(MATERIAL SUPPLIED):
↓
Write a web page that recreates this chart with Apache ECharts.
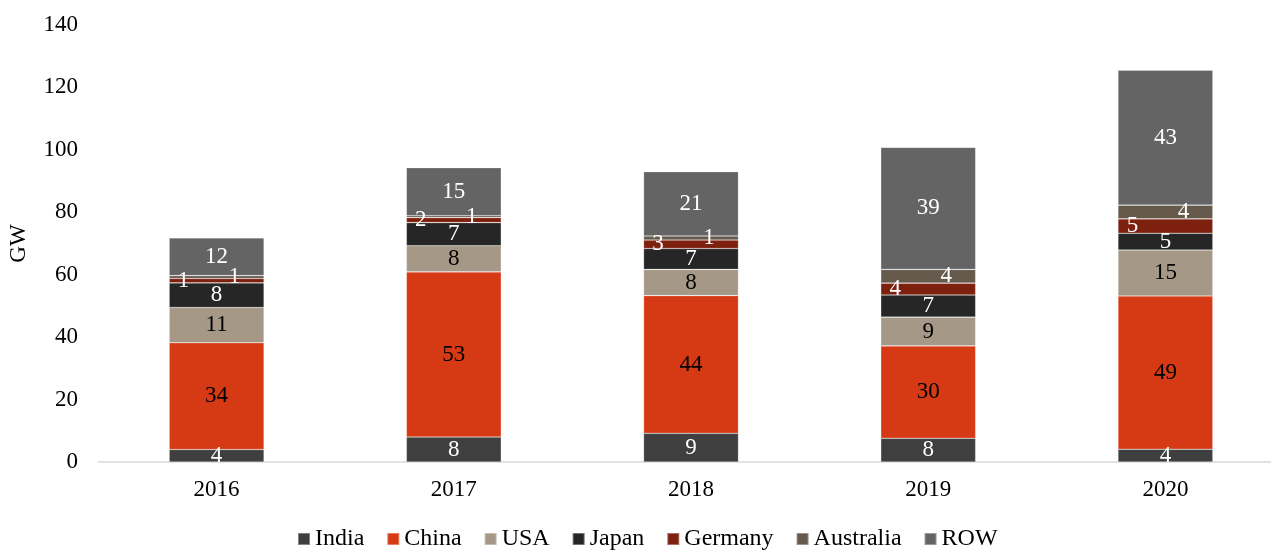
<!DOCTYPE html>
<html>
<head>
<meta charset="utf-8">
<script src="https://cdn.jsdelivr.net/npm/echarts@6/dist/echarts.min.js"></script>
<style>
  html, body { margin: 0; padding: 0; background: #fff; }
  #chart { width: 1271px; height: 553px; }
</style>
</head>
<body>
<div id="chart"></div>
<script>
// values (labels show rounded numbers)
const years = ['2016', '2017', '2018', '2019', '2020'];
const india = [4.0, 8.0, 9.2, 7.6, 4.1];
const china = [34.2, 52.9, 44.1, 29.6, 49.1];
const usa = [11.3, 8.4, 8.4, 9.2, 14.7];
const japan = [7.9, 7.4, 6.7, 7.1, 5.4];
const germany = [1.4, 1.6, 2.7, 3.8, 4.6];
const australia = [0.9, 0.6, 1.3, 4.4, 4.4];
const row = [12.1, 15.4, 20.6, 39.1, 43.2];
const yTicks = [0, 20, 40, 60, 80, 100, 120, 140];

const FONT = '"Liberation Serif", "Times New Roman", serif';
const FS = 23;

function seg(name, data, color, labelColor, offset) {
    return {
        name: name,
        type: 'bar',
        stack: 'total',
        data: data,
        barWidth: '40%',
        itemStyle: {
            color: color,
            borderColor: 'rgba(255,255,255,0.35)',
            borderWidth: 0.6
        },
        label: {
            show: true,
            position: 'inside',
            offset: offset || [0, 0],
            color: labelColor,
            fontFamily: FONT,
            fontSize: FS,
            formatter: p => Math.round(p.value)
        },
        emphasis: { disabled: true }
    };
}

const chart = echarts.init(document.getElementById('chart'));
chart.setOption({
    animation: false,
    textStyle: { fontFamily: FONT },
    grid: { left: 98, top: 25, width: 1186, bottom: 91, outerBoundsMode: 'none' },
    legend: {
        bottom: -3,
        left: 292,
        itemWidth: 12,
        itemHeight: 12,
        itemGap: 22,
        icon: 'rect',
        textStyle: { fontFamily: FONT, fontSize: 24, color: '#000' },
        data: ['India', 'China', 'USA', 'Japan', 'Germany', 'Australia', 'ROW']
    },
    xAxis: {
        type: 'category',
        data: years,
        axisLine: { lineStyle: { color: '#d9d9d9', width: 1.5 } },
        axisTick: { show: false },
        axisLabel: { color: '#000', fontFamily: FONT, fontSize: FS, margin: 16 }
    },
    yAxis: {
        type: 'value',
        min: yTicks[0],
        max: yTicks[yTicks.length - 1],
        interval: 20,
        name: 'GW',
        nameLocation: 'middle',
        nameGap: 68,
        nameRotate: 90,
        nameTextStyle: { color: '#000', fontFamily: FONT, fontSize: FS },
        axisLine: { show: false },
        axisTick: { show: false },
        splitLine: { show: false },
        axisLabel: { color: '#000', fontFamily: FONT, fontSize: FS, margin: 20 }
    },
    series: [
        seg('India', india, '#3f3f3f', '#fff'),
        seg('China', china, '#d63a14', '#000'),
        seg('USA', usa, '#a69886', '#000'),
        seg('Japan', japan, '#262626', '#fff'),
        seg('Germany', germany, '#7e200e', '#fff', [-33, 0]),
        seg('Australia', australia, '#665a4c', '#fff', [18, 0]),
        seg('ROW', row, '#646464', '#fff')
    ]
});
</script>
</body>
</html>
↑
↓
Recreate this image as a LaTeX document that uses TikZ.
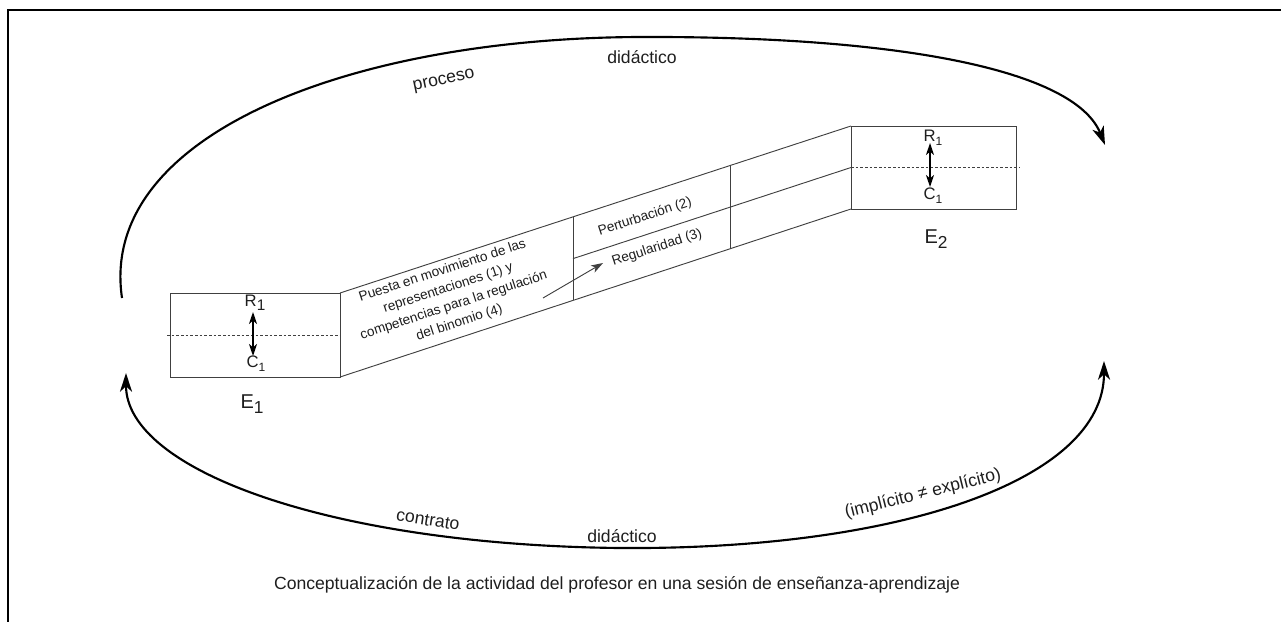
↑
(WHAT IS BEING ASKED): Look through the records and gather each line with the word "that".

(OUTPUT):
Write a web page that recreates this chart with Apache ECharts.
Recreate this image as a LaTeX document that uses TikZ.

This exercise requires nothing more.